There are other factors which can be taken into account. They include whether the worker supplies his own equipment; whether the worker is entitled to substitute others to do the work; and the degree of financial risk assumed by the individual worker. It will therefore follow that we will have two entirely separate tests--one in contracts to which Clause 70 applies and the other in straightforward contracts. I am afraid that the noble Lord, Lord Higgins, was wrong in saying that this will make the existing case law obsolete. It will not. The existing case law will continue to apply whenever there is a contract direct between the client and the expert or the worker. What we will have is a quite separate test in the special cases where there is an intervening company, and there alone. So that will increase the complexity of the law.

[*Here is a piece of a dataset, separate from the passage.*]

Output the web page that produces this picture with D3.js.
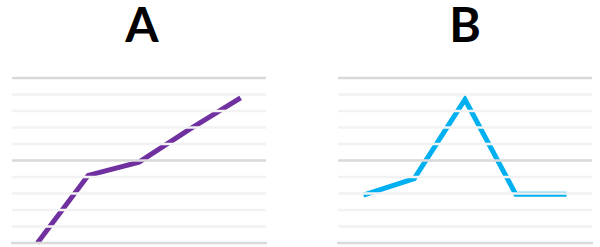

In summary, I cannot do better than quote from a letter sent by the Tax Law Review Committee to the Inland Revenue last month. It says:

    "The complexity of the classification issue is increasing as work patterns change and flexible forms of working become more common ... the test of supervision, direction and control proposed by the Inland Revenue for use in the context of personal service companies is no longer of primary importance in the case law, having been rejected many years ago as being unsuited to modern economic conditions. It may be one of a number of relevant factors now but will not be applied in isolation. One consequence of using an over-simplistic control test in the proposed personal services company legislation would be, therefore, that a worker who did display what the courts have defined as essential characteristics of self-employment could nevertheless be treated for tax and NI purposes as an employee under the new rules".

9.45 p.m.

Lord Higgins: I hope that I may interrupt the noble Lord for a moment to pursue the point he made a second ago. He is saying--quite rightly, I think--that the existing case law continues but we are going to have a further definition of what constitutes an employee. As far as that group is concerned, the existing case law, as I understand it, becomes obsolete.